Rep. Jim Gibbons, R-Nev., plans to introduce a companion bill in the House. Gibbons also fired off a letter to NCAA president Cedric Dempsey on Tuesday, writing, "While your organization reaps billions of dollars from blockbuster media deals, many college athletes are struggling to pay their way through college. It is time that the NCAA tackle the problem of illegal betting on college campuses."

But NCAA officials said they don't make huge profits from college sports. They said the money they earn from lucrative television contracts goes right back into athletic programs.

Pendergast, a former Notre Dame soccer player and place kicker, seemed the most reluctant speaker at the podium Tuesday. He talked more about his story with a handful of reporters gathered around him afterward.

He called gambling a "weakness." He had rung up huge credit card debts surpassing $10,000 by the time he graduated in 1994.

Mutual friends put him in touch with Dion Lee, a Northwestern basketball player who eventually agreed to make sure his team lost badly.

Pendergast, promising Lee big profits, broke even on a Northwestern-Wisconsin game after an accomplice in Las Vegas made bets for him above and below the point spread. He won big in a Penn State blowout of Northwestern. He personally flew to Las Vegas to oversee a $20,000 bet he lost when Northwestern lost by only 17 to Michigan on March 1, 1995. That was his last bet, he said.
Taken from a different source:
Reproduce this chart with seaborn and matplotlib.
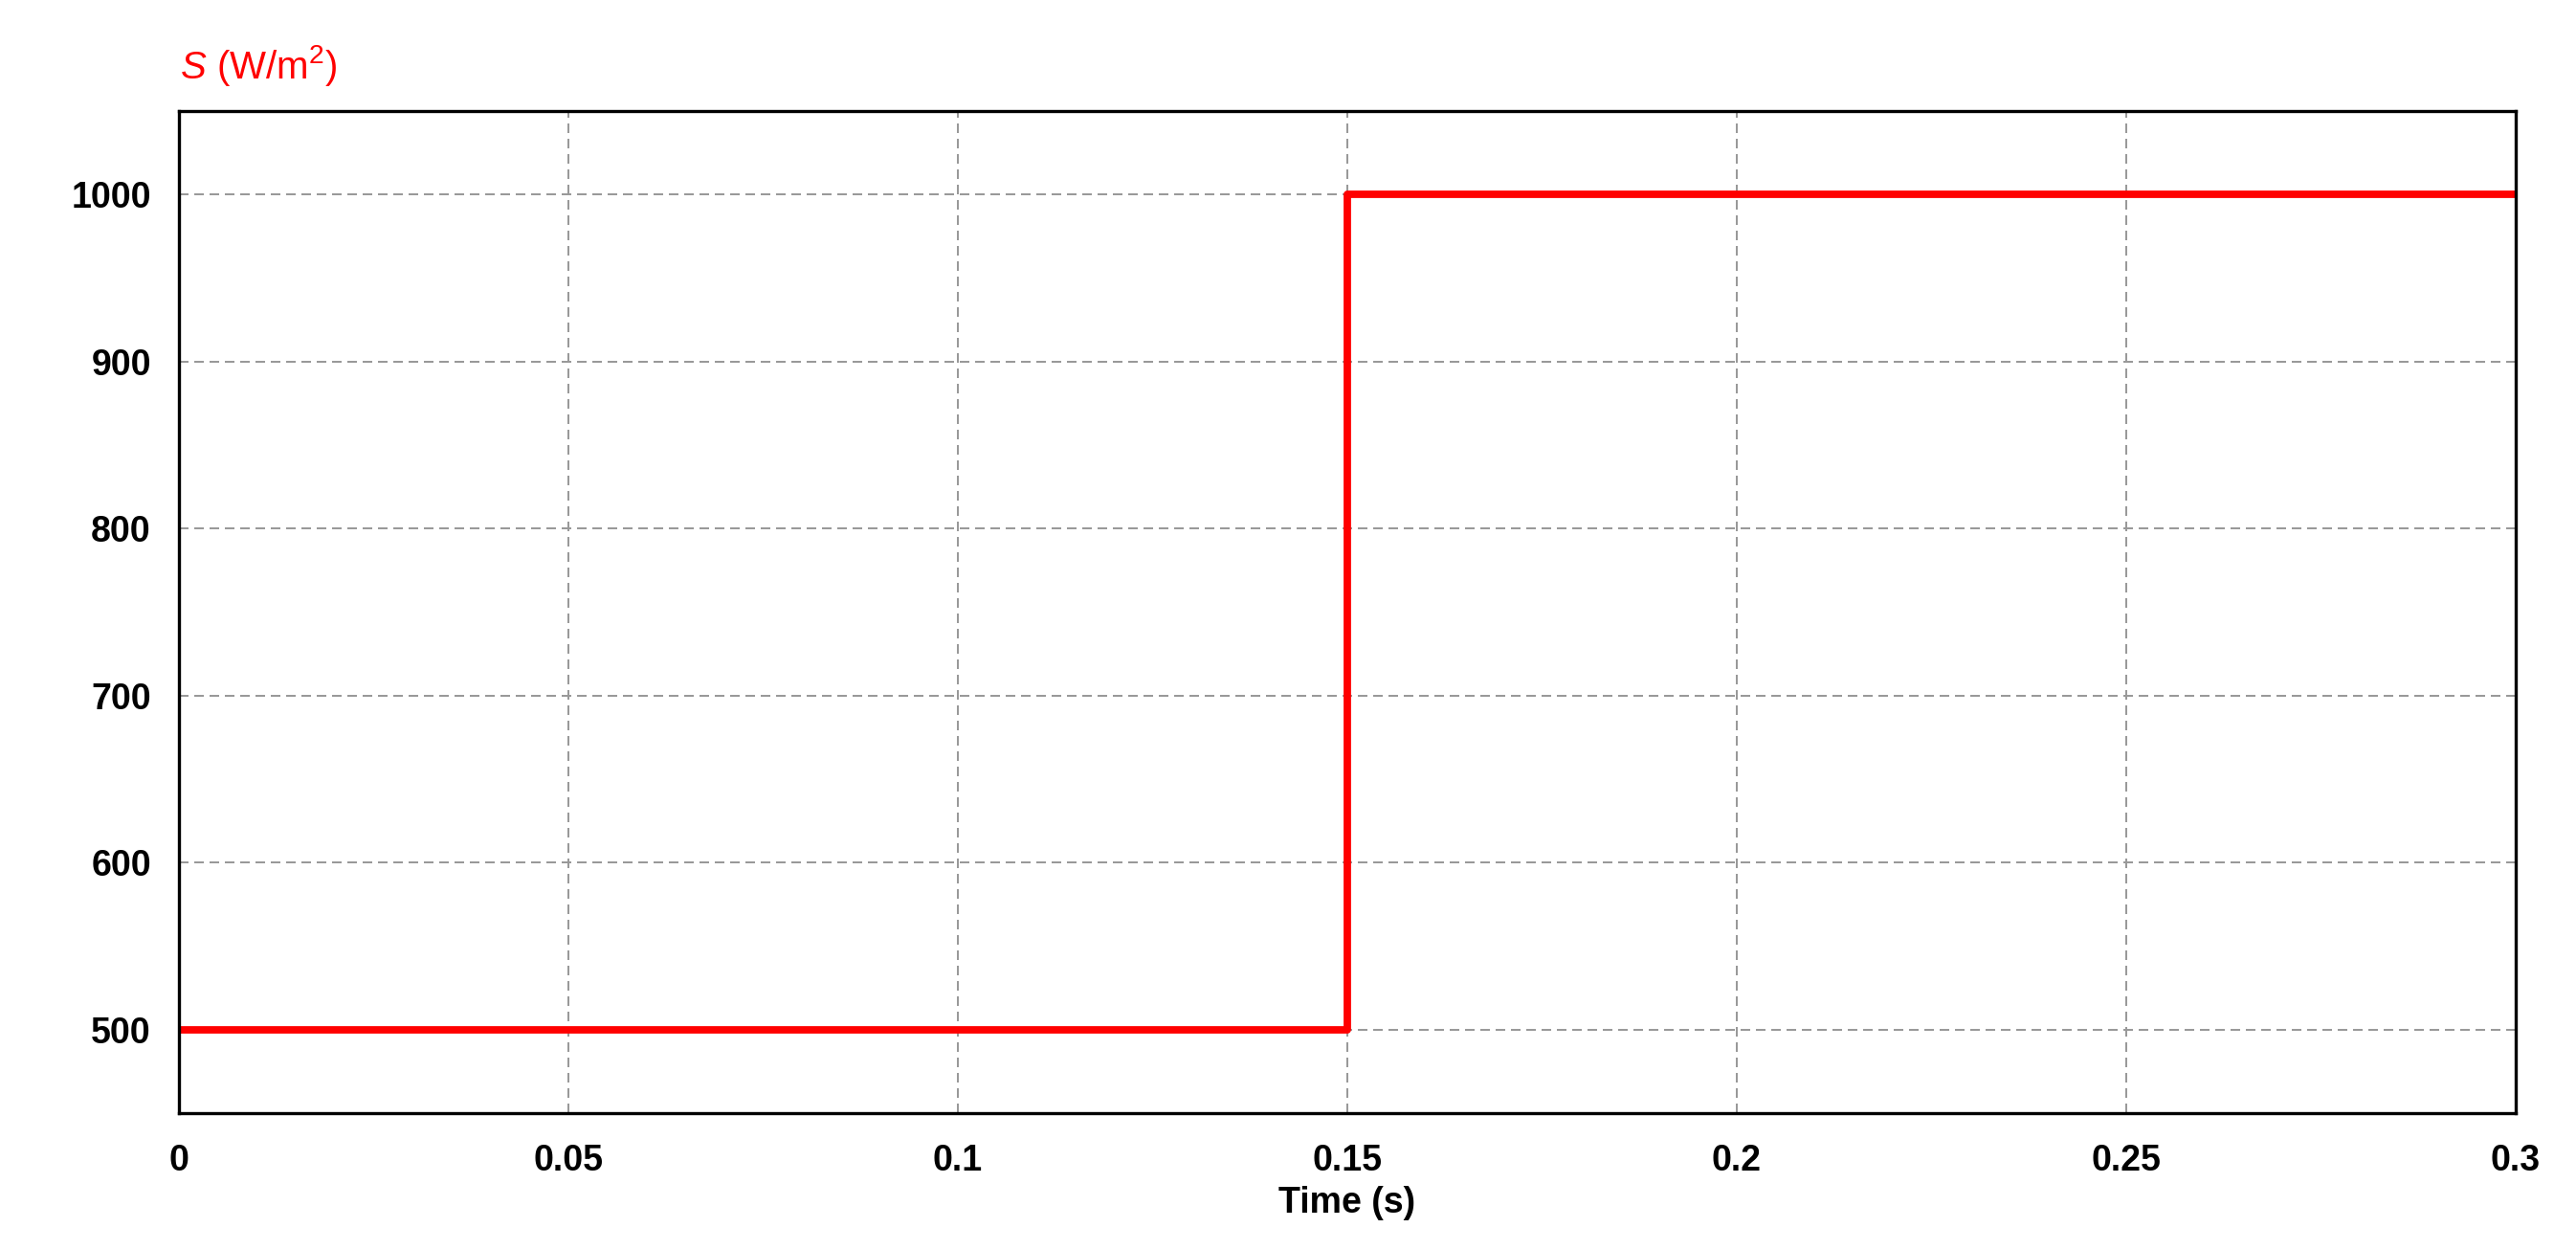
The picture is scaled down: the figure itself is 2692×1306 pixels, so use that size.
import matplotlib
matplotlib.use("Agg")
import matplotlib.pyplot as plt
import seaborn as sns
import pandas as pd

time_s = [0.0, 0.15, 0.15, 0.3]
irradiance = [500, 500, 1000, 1000]
x_ticks = [0, 0.05, 0.1, 0.15, 0.2, 0.25, 0.3]
x_tick_labels = ["0", "0.05", "0.1", "0.15", "0.2", "0.25", "0.3"]
y_ticks = [500, 600, 700, 800, 900, 1000]

sns.set_theme(style="white")
plt.rcParams['font.family'] = ['Liberation Sans', 'DejaVu Sans']
plt.rcParams['mathtext.fontset'] = 'custom'
plt.rcParams['mathtext.rm'] = 'Liberation Sans'
plt.rcParams['mathtext.it'] = 'Liberation Sans:italic'
plt.rcParams['text.color'] = 'black'
plt.rcParams['axes.labelcolor'] = 'black'
plt.rcParams['xtick.color'] = 'black'
plt.rcParams['ytick.color'] = 'black'

df = pd.DataFrame({"t": time_s, "S": irradiance})

fig = plt.figure(figsize=(26.92, 13.06), dpi=100)
ax = fig.add_axes([187/2692, (1306-1163)/1306, (2629-187)/2692, (1163-116)/1306])

sns.lineplot(data=df, x="t", y="S", sort=False, estimator=None, errorbar=None,
             color="#ff0000", lw=5.6, ax=ax, zorder=3)

ax.set_xlim(0, 0.3)
ax.set_ylim(450, 1050)
ax.set_xticks(x_ticks)
ax.set_xticklabels(x_tick_labels)
ax.set_yticks(y_ticks)
ax.grid(True, color="#999999", lw=1.44, ls=(0, (5, 3)), zorder=1)
for s in ax.spines.values():
    s.set_color("black")
    s.set_linewidth(2.4)
    s.set_zorder(4)
ax.tick_params(axis="both", length=0, labelsize=27)
ax.tick_params(axis="x", pad=23)
ax.tick_params(axis="y", pad=21)
for lab in ax.get_xticklabels() + ax.get_yticklabels():
    lab.set_fontweight("bold")
ax.set_xlabel("Time (s)", fontsize=27, fontweight="bold", labelpad=6)
ax.set_ylabel("")

fig.text(188/2692, 1 - 82/1306, r"$\mathit{S}$ (W/m$^2$)", color="#ff0000",
         fontsize=29, ha="left", va="baseline")

fig.savefig("out.png", dpi=100, facecolor="white")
A Northwestern booster tipped authorities to Lee. Lee gave up information that led authorities to Pendergast.

Tuesday marked the one-year anniversary of Pendergast's first day of a two-month term in a New York prison. He hasn't been back to Las Vegas, he said.

"This was something basically that fell out of the sky," Pendergast said. "I took it and did the wrong thing with it."

Sun reporter Gary Thompson contributed to this report.